United States Army commissioned officers rank insignia in use today.

Structure

The commissioned officers ranks of the United States Army can be split into three categories, from  highest to lowest: general officers, field grade officers and company grade officers. General officers encompass the ranks from brigadier general up. Field grade includes major, lieutenant colonel, and colonel. Company grade includes second lieutenant, first lieutenant, and captain.

Silver versus gold
In terms of heraldic tradition, insignia changes over time created the situation of silver outranking gold. Beginning in 1780, general officer rank was designated by silver stars. Beginning in the 1830s, colonels wore silver eagles, with the color likely chosen because general officers already wore silver. Infantry officers wore silver epaulettes, while other branches wore gold, and their rank insignia was the opposite color of their epaulettes, so Infantry first lieutenants and captains wore gold bars. All second lieutenants wore epaulettes with no insignia.
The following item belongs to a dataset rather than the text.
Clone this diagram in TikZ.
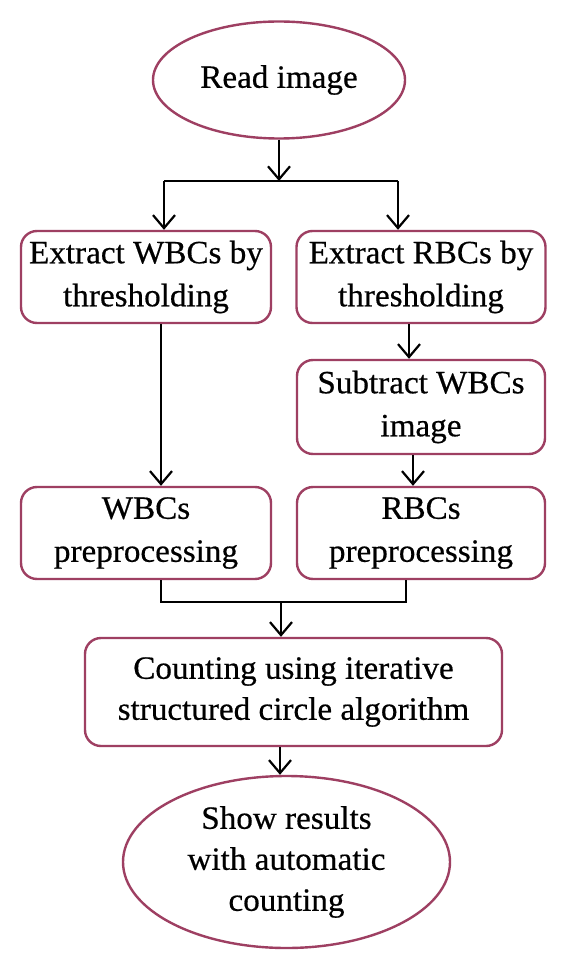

During the American Civil War, all lieutenant colonels were directed to wear a silver oak leaf with gold braid on the epaulette, and all majors a gold leaf with silver braid. In 1872, the army began to use shoulder knots instead of epaulettes. Since generals, colonels, and lieutenant colonels already wore silver, changing the insignia of first lieutenants and captains from gold to silver was logical. Since majors already wore gold oak leaves, maintaining the current policy was also logical. Shoulder knots with no insignia designated second lieutenants. By World War I, metal collar insignia was regularly used to designate officers, requiring a way to differentiate between second lieutenants and privates; since silver bars already designated first lieutenants, the army opted to use gold for second lieutenants.
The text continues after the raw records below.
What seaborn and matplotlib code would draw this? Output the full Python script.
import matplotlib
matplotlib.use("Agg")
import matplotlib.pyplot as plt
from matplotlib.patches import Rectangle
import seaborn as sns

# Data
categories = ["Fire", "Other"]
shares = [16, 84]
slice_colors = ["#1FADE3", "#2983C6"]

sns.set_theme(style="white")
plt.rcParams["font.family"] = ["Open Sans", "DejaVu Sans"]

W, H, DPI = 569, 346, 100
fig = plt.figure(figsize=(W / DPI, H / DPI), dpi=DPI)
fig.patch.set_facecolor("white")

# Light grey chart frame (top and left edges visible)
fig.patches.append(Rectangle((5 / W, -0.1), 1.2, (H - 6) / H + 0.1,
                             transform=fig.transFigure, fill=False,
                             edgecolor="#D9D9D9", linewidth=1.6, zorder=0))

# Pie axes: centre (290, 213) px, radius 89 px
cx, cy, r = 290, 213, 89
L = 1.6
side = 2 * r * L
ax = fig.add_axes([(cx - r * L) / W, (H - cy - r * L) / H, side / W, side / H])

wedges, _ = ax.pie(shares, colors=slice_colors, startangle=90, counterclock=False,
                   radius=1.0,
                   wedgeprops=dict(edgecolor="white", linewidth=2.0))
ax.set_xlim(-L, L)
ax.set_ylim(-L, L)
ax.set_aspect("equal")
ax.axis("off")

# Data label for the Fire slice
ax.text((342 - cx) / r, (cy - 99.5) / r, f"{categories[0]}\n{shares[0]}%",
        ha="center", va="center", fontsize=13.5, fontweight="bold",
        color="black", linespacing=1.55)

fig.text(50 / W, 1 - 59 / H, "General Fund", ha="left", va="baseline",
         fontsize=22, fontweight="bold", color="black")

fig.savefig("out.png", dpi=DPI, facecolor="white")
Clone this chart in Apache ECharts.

General of the Army / Armies

While not currently in use today, special insignia were authorized by Congress for ten general officers who were promoted to the highest ranks in the United States Army: General of the Army, designed as a "five-star" rank, and General of the Armies, considered to be the equivalent of a "six-star" rank. Eight generals were promoted to the rank and title "General of the Army" (Ulysses S. Grant, William Tecumseh Sherman, Philip Sheridan, George C. Marshall, Douglas MacArthur, Dwight D. Eisenhower, Henry H. Arnold, and Omar Bradley), while two generals were promoted to the higher rank and title of "General of the Armies of the United States" (George Washington and John J. Pershing).

Congress created the rank of General of the Armies specifically for Washington, although while living he never officially accepted the honor. Pershing received the rank in 1919 and was allowed to choose his own insignia; he chose to use four silver stars. In 1976, Congressman Mario Biaggi of New York submitted a house resolution granting Washington the promotion. The promotion was effective on July 4, 1976, the bicentennial of the Declaration of Independence. Although Pershing accepted the rank in 1919 and technically had a date of rank that preceded Washington's, the new law specified that no other officer of the United States Army should ever outrank Washington, including Pershing. Hence, effective date of rank notwithstanding, Washington was permanently made superior to all other officers of the United States Armed Forces, past or present.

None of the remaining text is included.